Data section.
-- start --

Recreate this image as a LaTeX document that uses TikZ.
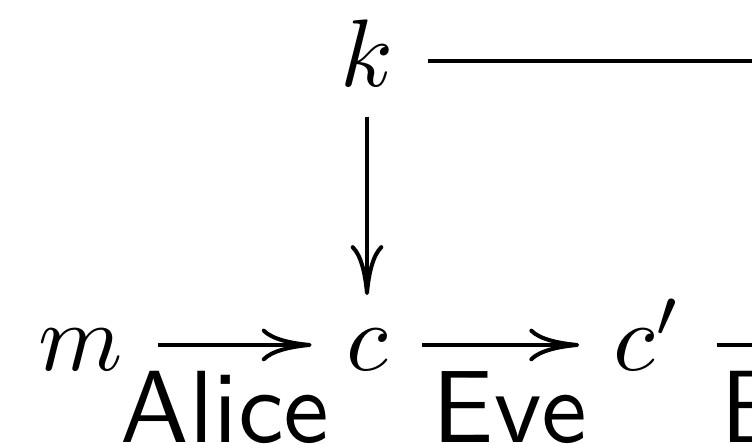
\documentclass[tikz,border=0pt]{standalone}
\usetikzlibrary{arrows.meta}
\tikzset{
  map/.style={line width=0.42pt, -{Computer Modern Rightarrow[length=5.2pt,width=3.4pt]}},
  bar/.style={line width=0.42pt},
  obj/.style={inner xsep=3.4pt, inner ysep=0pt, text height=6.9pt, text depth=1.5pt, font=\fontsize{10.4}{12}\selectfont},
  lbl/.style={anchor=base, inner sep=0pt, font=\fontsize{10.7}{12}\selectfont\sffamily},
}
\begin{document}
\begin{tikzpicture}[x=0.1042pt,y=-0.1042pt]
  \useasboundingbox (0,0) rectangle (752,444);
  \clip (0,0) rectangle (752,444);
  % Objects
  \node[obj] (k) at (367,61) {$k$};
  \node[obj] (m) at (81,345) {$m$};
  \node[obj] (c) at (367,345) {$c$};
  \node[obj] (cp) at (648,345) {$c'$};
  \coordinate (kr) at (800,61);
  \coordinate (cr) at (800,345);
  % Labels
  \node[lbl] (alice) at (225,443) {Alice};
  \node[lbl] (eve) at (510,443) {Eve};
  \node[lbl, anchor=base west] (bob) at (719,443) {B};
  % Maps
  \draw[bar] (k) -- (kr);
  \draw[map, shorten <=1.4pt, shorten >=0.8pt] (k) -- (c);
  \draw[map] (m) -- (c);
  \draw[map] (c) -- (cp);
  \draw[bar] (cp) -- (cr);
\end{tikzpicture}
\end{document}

-- end --

Goal of the exercise.
Go through the listing above and quote it exactly, apart from its images.

Final result.
Recreate this image as a LaTeX document that uses TikZ.
\documentclass[tikz,border=0pt]{standalone}
\usetikzlibrary{arrows.meta}
\tikzset{
  map/.style={line width=0.42pt, -{Computer Modern Rightarrow[length=5.2pt,width=3.4pt]}},
  bar/.style={line width=0.42pt},
  obj/.style={inner xsep=3.4pt, inner ysep=0pt, text height=6.9pt, text depth=1.5pt, font=\fontsize{10.4}{12}\selectfont},
  lbl/.style={anchor=base, inner sep=0pt, font=\fontsize{10.7}{12}\selectfont\sffamily},
}
\begin{document}
\begin{tikzpicture}[x=0.1042pt,y=-0.1042pt]
  \useasboundingbox (0,0) rectangle (752,444);
  \clip (0,0) rectangle (752,444);
  % Objects
  \node[obj] (k) at (367,61) {$k$};
  \node[obj] (m) at (81,345) {$m$};
  \node[obj] (c) at (367,345) {$c$};
  \node[obj] (cp) at (648,345) {$c'$};
  \coordinate (kr) at (800,61);
  \coordinate (cr) at (800,345);
  % Labels
  \node[lbl] (alice) at (225,443) {Alice};
  \node[lbl] (eve) at (510,443) {Eve};
  \node[lbl, anchor=base west] (bob) at (719,443) {B};
  % Maps
  \draw[bar] (k) -- (kr);
  \draw[map, shorten <=1.4pt, shorten >=0.8pt] (k) -- (c);
  \draw[map] (m) -- (c);
  \draw[map] (c) -- (cp);
  \draw[bar] (cp) -- (cr);
\end{tikzpicture}
\end{document}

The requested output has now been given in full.